クルーグマン教授によるアベノミクス本

御存知ノーベル経済学賞受賞者クルーグマン教授による、アベノミクス本。アベノミクスの淵源はクルーグマンによるものと言っても過言ではないので、当然のことながら絶賛されている。まあ彼の主張は予想されたもので、特に意外感はないが、アベノミクスに対するインチキな反論を、簡潔に粉砕している点、本書は多くの人が手に取るといいようなものだ。クルーグマンの主張はシンプルで、とにかく物価をマイルドなインフレにするよう、あらゆる手段を断固として取り続けるべきというものだ。この「断固として」というのが重要で、とにかく国民の「期待」を変えねばならない。日銀のインフレ目標は二%だが、クルーグマンはできれば四%くらいがいいとは言っている。とにかくデフレが論外だというのは、日本でも少しづつ浸透してきたのではないか。
 そうすると気になるのは消費増税だが、クルーグマンはそれは論外だという立場だ。しかしこれは、増税が決ってしまった現在では、もう遅い。彼がイギリスの例を挙げて簡潔に示しているように、日本は国債残高を減らすには、穏やかなインフレと経済成長を両立させながら、ゆるやかにやっていくべきだと言う。イギリスの「借金」はかつて今の日本よりも深刻だったが、増税せずに見事に減らしてみせたのだった。税収を増やすのも、増税ではダメで(不況になって却って税収が減ることは、かつての消費増税で日本が示してみせたところである)、好景気による自然増がいちばんなのである。その点、消費増税後の日本は、先行きが暗い。

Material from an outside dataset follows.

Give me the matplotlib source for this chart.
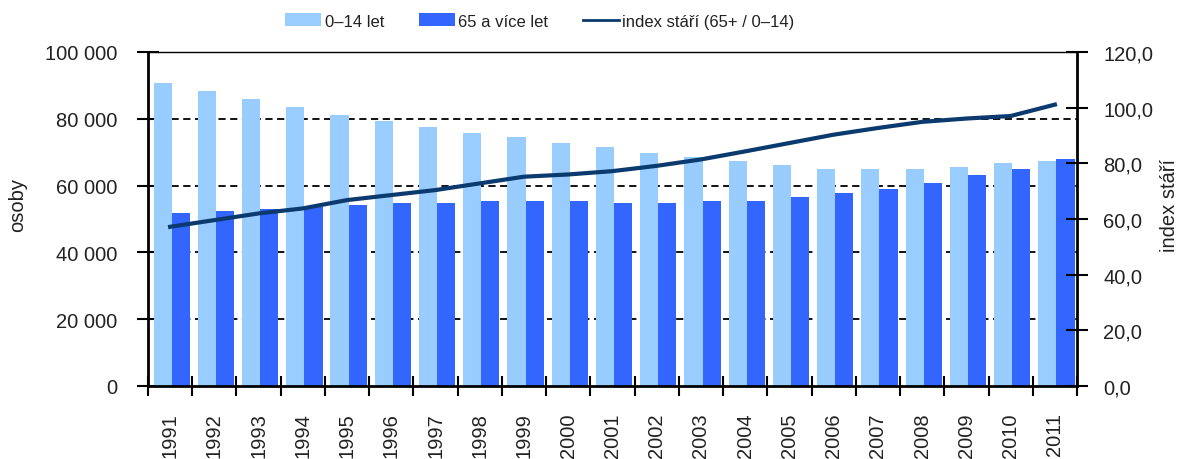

 それから、これは今のところ日本は無策なのだが、クルーグマンによれば、日本の少子高齢化は、将来の日本経済に深刻な影響を与えるということで、これは何度も強調されている。これは長期的な問題だが、これを放置することで、日本の経済はかなりの勢いで縮小することだろう。それくらい、日本の少子高齢化のペースは早い。この問題に関しては、自分はかなり悲観的なのだが、まあ自分の意見などはどうでもいい。これは、もっと論じられるべき問題なのではないか。